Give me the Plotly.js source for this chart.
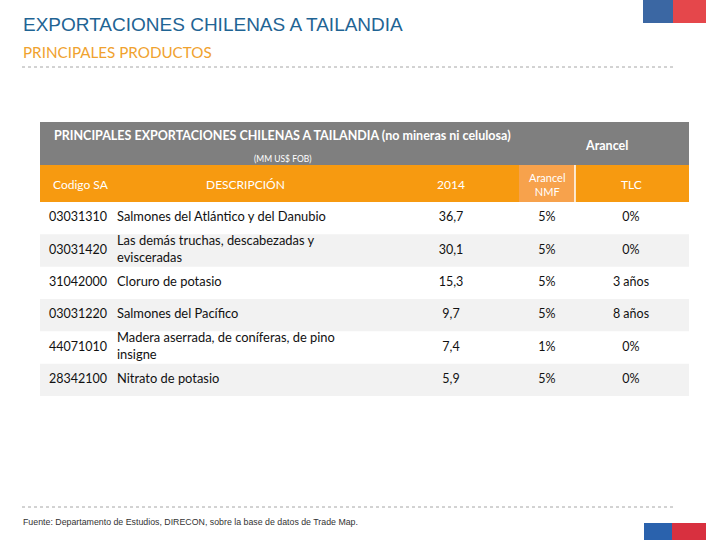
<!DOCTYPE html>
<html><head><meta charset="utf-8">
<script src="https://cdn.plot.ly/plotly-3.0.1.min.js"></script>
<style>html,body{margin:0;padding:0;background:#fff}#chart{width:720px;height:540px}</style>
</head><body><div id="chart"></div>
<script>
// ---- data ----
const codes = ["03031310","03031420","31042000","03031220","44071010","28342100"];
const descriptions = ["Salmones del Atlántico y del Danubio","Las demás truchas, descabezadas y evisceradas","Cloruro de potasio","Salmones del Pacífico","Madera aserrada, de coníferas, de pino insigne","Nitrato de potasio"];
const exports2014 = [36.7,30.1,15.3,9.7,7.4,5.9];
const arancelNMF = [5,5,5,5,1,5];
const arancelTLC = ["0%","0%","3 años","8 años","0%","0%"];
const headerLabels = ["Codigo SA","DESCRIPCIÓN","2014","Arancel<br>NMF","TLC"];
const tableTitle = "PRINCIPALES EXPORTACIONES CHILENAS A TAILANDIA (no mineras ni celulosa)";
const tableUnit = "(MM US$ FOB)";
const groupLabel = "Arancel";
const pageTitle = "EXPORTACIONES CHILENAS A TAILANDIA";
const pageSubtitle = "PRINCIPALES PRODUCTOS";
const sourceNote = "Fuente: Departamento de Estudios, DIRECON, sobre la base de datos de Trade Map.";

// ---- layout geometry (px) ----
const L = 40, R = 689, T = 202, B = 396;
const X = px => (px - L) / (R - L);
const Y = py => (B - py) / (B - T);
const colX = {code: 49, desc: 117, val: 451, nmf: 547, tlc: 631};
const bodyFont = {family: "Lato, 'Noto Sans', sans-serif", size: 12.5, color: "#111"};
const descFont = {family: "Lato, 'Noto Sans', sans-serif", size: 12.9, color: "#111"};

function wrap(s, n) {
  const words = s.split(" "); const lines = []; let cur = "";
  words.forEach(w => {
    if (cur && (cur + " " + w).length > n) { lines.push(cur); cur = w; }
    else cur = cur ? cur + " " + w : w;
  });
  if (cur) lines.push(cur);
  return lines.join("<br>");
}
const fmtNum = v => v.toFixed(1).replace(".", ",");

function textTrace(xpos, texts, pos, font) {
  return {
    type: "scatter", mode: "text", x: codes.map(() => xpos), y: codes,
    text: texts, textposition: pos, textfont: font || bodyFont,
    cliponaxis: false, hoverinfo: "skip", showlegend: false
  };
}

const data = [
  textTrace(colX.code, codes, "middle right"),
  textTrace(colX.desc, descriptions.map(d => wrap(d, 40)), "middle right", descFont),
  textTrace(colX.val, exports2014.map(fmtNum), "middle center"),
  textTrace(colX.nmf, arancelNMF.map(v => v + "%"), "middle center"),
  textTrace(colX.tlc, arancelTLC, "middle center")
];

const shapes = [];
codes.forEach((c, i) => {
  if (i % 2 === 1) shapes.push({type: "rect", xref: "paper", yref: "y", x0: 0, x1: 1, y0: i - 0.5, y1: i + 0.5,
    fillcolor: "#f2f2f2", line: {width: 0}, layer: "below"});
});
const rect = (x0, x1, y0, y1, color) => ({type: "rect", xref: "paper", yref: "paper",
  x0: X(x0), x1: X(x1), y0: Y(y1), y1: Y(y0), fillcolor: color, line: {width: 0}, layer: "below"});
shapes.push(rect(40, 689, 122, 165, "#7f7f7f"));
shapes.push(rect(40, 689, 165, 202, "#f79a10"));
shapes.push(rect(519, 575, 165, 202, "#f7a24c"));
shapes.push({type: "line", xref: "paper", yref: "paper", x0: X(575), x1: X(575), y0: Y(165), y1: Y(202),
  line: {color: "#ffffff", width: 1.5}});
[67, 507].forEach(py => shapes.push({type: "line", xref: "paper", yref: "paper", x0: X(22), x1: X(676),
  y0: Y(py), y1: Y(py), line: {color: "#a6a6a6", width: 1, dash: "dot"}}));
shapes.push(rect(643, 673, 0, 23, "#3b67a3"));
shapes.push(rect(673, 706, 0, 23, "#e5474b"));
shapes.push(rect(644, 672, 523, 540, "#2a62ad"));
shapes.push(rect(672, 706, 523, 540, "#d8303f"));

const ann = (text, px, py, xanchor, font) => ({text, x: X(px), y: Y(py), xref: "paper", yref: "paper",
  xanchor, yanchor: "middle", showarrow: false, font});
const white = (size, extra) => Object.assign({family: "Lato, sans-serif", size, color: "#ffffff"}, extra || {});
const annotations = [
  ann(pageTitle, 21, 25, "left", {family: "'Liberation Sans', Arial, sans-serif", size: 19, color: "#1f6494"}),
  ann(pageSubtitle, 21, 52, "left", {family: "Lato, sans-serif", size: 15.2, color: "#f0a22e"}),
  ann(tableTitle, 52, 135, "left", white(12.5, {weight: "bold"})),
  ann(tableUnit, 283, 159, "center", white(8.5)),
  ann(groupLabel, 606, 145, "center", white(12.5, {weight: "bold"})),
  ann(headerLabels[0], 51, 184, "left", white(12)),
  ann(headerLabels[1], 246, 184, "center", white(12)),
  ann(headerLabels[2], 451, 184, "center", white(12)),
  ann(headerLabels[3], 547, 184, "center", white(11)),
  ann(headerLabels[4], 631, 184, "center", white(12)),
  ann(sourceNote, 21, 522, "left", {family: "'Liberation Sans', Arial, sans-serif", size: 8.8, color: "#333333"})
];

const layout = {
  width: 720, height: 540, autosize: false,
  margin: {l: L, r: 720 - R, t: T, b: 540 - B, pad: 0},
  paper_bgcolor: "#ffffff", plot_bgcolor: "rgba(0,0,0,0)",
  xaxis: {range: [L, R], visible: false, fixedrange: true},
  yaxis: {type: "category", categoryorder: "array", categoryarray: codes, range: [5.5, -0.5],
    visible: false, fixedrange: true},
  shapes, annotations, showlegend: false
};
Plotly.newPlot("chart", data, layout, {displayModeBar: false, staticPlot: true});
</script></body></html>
+++++
→ **WHAT IS EXPECTED**
From start to finish, output the listing exactly, but omit its pictures.

→ **SOLUTION BELOW**
Give me the Plotly.js source for this chart.
<!DOCTYPE html>
<html><head><meta charset="utf-8">
<script src="https://cdn.plot.ly/plotly-3.0.1.min.js"></script>
<style>html,body{margin:0;padding:0;background:#fff}#chart{width:720px;height:540px}</style>
</head><body><div id="chart"></div>
<script>
// ---- data ----
const codes = ["03031310","03031420","31042000","03031220","44071010","28342100"];
const descriptions = ["Salmones del Atlántico y del Danubio","Las demás truchas, descabezadas y evisceradas","Cloruro de potasio","Salmones del Pacífico","Madera aserrada, de coníferas, de pino insigne","Nitrato de potasio"];
const exports2014 = [36.7,30.1,15.3,9.7,7.4,5.9];
const arancelNMF = [5,5,5,5,1,5];
const arancelTLC = ["0%","0%","3 años","8 años","0%","0%"];
const headerLabels = ["Codigo SA","DESCRIPCIÓN","2014","Arancel<br>NMF","TLC"];
const tableTitle = "PRINCIPALES EXPORTACIONES CHILENAS A TAILANDIA (no mineras ni celulosa)";
const tableUnit = "(MM US$ FOB)";
const groupLabel = "Arancel";
const pageTitle = "EXPORTACIONES CHILENAS A TAILANDIA";
const pageSubtitle = "PRINCIPALES PRODUCTOS";
const sourceNote = "Fuente: Departamento de Estudios, DIRECON, sobre la base de datos de Trade Map.";

// ---- layout geometry (px) ----
const L = 40, R = 689, T = 202, B = 396;
const X = px => (px - L) / (R - L);
const Y = py => (B - py) / (B - T);
const colX = {code: 49, desc: 117, val: 451, nmf: 547, tlc: 631};
const bodyFont = {family: "Lato, 'Noto Sans', sans-serif", size: 12.5, color: "#111"};
const descFont = {family: "Lato, 'Noto Sans', sans-serif", size: 12.9, color: "#111"};

function wrap(s, n) {
  const words = s.split(" "); const lines = []; let cur = "";
  words.forEach(w => {
    if (cur && (cur + " " + w).length > n) { lines.push(cur); cur = w; }
    else cur = cur ? cur + " " + w : w;
  });
  if (cur) lines.push(cur);
  return lines.join("<br>");
}
const fmtNum = v => v.toFixed(1).replace(".", ",");

function textTrace(xpos, texts, pos, font) {
  return {
    type: "scatter", mode: "text", x: codes.map(() => xpos), y: codes,
    text: texts, textposition: pos, textfont: font || bodyFont,
    cliponaxis: false, hoverinfo: "skip", showlegend: false
  };
}

const data = [
  textTrace(colX.code, codes, "middle right"),
  textTrace(colX.desc, descriptions.map(d => wrap(d, 40)), "middle right", descFont),
  textTrace(colX.val, exports2014.map(fmtNum), "middle center"),
  textTrace(colX.nmf, arancelNMF.map(v => v + "%"), "middle center"),
  textTrace(colX.tlc, arancelTLC, "middle center")
];

const shapes = [];
codes.forEach((c, i) => {
  if (i % 2 === 1) shapes.push({type: "rect", xref: "paper", yref: "y", x0: 0, x1: 1, y0: i - 0.5, y1: i + 0.5,
    fillcolor: "#f2f2f2", line: {width: 0}, layer: "below"});
});
const rect = (x0, x1, y0, y1, color) => ({type: "rect", xref: "paper", yref: "paper",
  x0: X(x0), x1: X(x1), y0: Y(y1), y1: Y(y0), fillcolor: color, line: {width: 0}, layer: "below"});
shapes.push(rect(40, 689, 122, 165, "#7f7f7f"));
shapes.push(rect(40, 689, 165, 202, "#f79a10"));
shapes.push(rect(519, 575, 165, 202, "#f7a24c"));
shapes.push({type: "line", xref: "paper", yref: "paper", x0: X(575), x1: X(575), y0: Y(165), y1: Y(202),
  line: {color: "#ffffff", width: 1.5}});
[67, 507].forEach(py => shapes.push({type: "line", xref: "paper", yref: "paper", x0: X(22), x1: X(676),
  y0: Y(py), y1: Y(py), line: {color: "#a6a6a6", width: 1, dash: "dot"}}));
shapes.push(rect(643, 673, 0, 23, "#3b67a3"));
shapes.push(rect(673, 706, 0, 23, "#e5474b"));
shapes.push(rect(644, 672, 523, 540, "#2a62ad"));
shapes.push(rect(672, 706, 523, 540, "#d8303f"));

const ann = (text, px, py, xanchor, font) => ({text, x: X(px), y: Y(py), xref: "paper", yref: "paper",
  xanchor, yanchor: "middle", showarrow: false, font});
const white = (size, extra) => Object.assign({family: "Lato, sans-serif", size, color: "#ffffff"}, extra || {});
const annotations = [
  ann(pageTitle, 21, 25, "left", {family: "'Liberation Sans', Arial, sans-serif", size: 19, color: "#1f6494"}),
  ann(pageSubtitle, 21, 52, "left", {family: "Lato, sans-serif", size: 15.2, color: "#f0a22e"}),
  ann(tableTitle, 52, 135, "left", white(12.5, {weight: "bold"})),
  ann(tableUnit, 283, 159, "center", white(8.5)),
  ann(groupLabel, 606, 145, "center", white(12.5, {weight: "bold"})),
  ann(headerLabels[0], 51, 184, "left", white(12)),
  ann(headerLabels[1], 246, 184, "center", white(12)),
  ann(headerLabels[2], 451, 184, "center", white(12)),
  ann(headerLabels[3], 547, 184, "center", white(11)),
  ann(headerLabels[4], 631, 184, "center", white(12)),
  ann(sourceNote, 21, 522, "left", {family: "'Liberation Sans', Arial, sans-serif", size: 8.8, color: "#333333"})
];

const layout = {
  width: 720, height: 540, autosize: false,
  margin: {l: L, r: 720 - R, t: T, b: 540 - B, pad: 0},
  paper_bgcolor: "#ffffff", plot_bgcolor: "rgba(0,0,0,0)",
  xaxis: {range: [L, R], visible: false, fixedrange: true},
  yaxis: {type: "category", categoryorder: "array", categoryarray: codes, range: [5.5, -0.5],
    visible: false, fixedrange: true},
  shapes, annotations, showlegend: false
};
Plotly.newPlot("chart", data, layout, {displayModeBar: false, staticPlot: true});
</script></body></html>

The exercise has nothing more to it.